The Union Cabinet on Saturday approved major changes to the way pension is to be provided to the central government staff by reintroducing the concept of assured pension, which was done away with for new recruits two decades ago.
The new Unified Pension Scheme (UPS), to be effective from April 1, 2025, will have most of the features of the Old Pension Scheme (OPS). It will provide assured pension of 50% of last drawn salary (average basic pay of last 12 months of service) upon superannuation for all employees completing minimum 25 years of service, with value of such deferred compensation fully indexed to inflation. Besides, there will be assured payouts to spouse of the pensioner after his/ her demise at 60% of the last pension drawn. Also, all employees with minimum 10 years of service will get assured pension of Rs 10,000 per month.
To fund the estimated shortfall in proceeds required for assured pension, the Union government will enhance its contribution from 14% of basic pay now to 18.5%. Employees’ contribution, however, would remain unchanged at 10%.
The decision would entail additional outgo of Rs 6,250 crore in FY26, the year of UPS’ launch, but the cost of the scheme would keep on changing over the coming years according to multiple variables, including the staff strength, life longevity of the pensioners/ their spouses, inflation and returns from pension corpus.

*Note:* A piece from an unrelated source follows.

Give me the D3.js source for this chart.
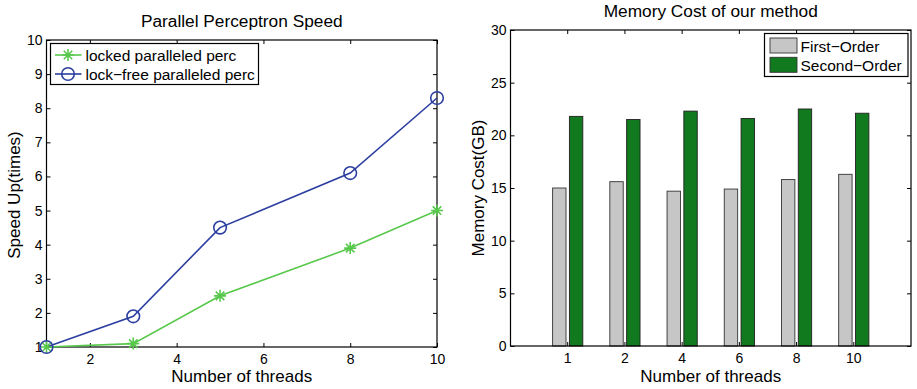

Experts reckon the cost to the exchequer could turn out to be much more substantial over the years, especially if state governments also choose to toe the line.
A Reserve Bank of India paper estimated a few months earlier that the fiscal cost of OPS to be four times that of NPS.
Employees of the Centre will be given an option to opt between National Pension System (NPS) and the proposed UPS, but experts reckon that vast majority would choose UPS, given the guarantees offered under it.
Addressing the media, information and broadcasting minister Ashwini Vaishnaw said about 2.3 million employees of the central government would benefit from the scheme. “The (government) employees wanted an assured amount, which was a logical requirement,” he said.
The Narendra Modi government’s move is in the wake of the rising demand for assured pension from government staff, and many Opposition-ruled states reverting to the OPS or planning to do so. What it basically aims at is to address the core concerns of employees about their pensionary benefits, including pension not being at the mercy of market fluctuations, and some compensation for inflation, and a minimum pension for those without full service.
The Modi 2.0 government had set up a panel headed by finance secretary TV Somanathan in March 2023 to suggest ways to increase pensionary benefits under NPS for government staff without reverting to the fiscally disastrous non-contributory OPS.
On assured pension, assured family pension and assured minimum pension dearness relief would be based on All India Consumer Price Index for Industrial Workers (AICPI-IW) as in case of serving employees. In addition to that employees would get lump-sum payment at superannuation in addition to gratuity. The lump-sum would be 1/10th of monthly emolument as on the date of superannuation for every completed six months of service. This payment will not reduce the quantum of assured pension.
Under UPS, the entire contribution of staff would also likely go for funding the pension. The government has made a provision of `800 crore that would be paid to employees who have retired or retiring by March 2025 under UPS after factoring any withdrawals they might have made from the accumulated NPS corpus.
“Every three years reassessment would be done to see whether the government’s contribution needs to be readjusted (based on actuarial calculations),” Somanathan said. He said over 99% of the central government employees under NPS would likely shift to UPS as they would benefit more than the extant NPS offerings.
Guaranteed pension to government staff under NPS would be the first key outreach by Modi in his third term as Prime Minister to the small but influential group of 9 million employed and enrolled by the Centre and states since 2004. Usually, states follow the pension model adopted by the Centre.
The NPS, which is based on the concept of defined contribution, was launched in 2004. The old pension scheme that allows defined benefits is still in vogue for sizeable sections of the retirees. With the OPS provision to raise the recurring benefit to 60% replacement upon completion of 80 years of age, and by 10% in every five years thenceforth, mitigation of OPS costs for the Centre have been slow.
Gopal Mishra, secretary (staff side) at National Council of Central Government Employees, welcomed the Cabinet decision.
Under the non-contributory OPS (for pre-2004 staff), a government employee is entitled to 50% of her last salary as a pension. Their pension gets inflation-adjusted twice a year.
According to extant NPS norms, a minimum of 40% of the accumulated NPS corpus from contributions during a person’s working years (the government and staff contribute 14% and 10% of pay, respectively) must be invested in annuities to generate a monthly pension, which is linked to annuity returns and not guaranteed. The balance of 60% can be withdrawn, which is tax-free.
The assets under management (AUM) under the National Pension System (NPS) may rise by a steep 28% on year to Rs 15 trillion by end of 2024-25, aided by fresh enrolment of private subscribers and a new “life cycle scheme,” Pension Fund and Regulatory Development Authority chairman Deepak Mohanty said recently.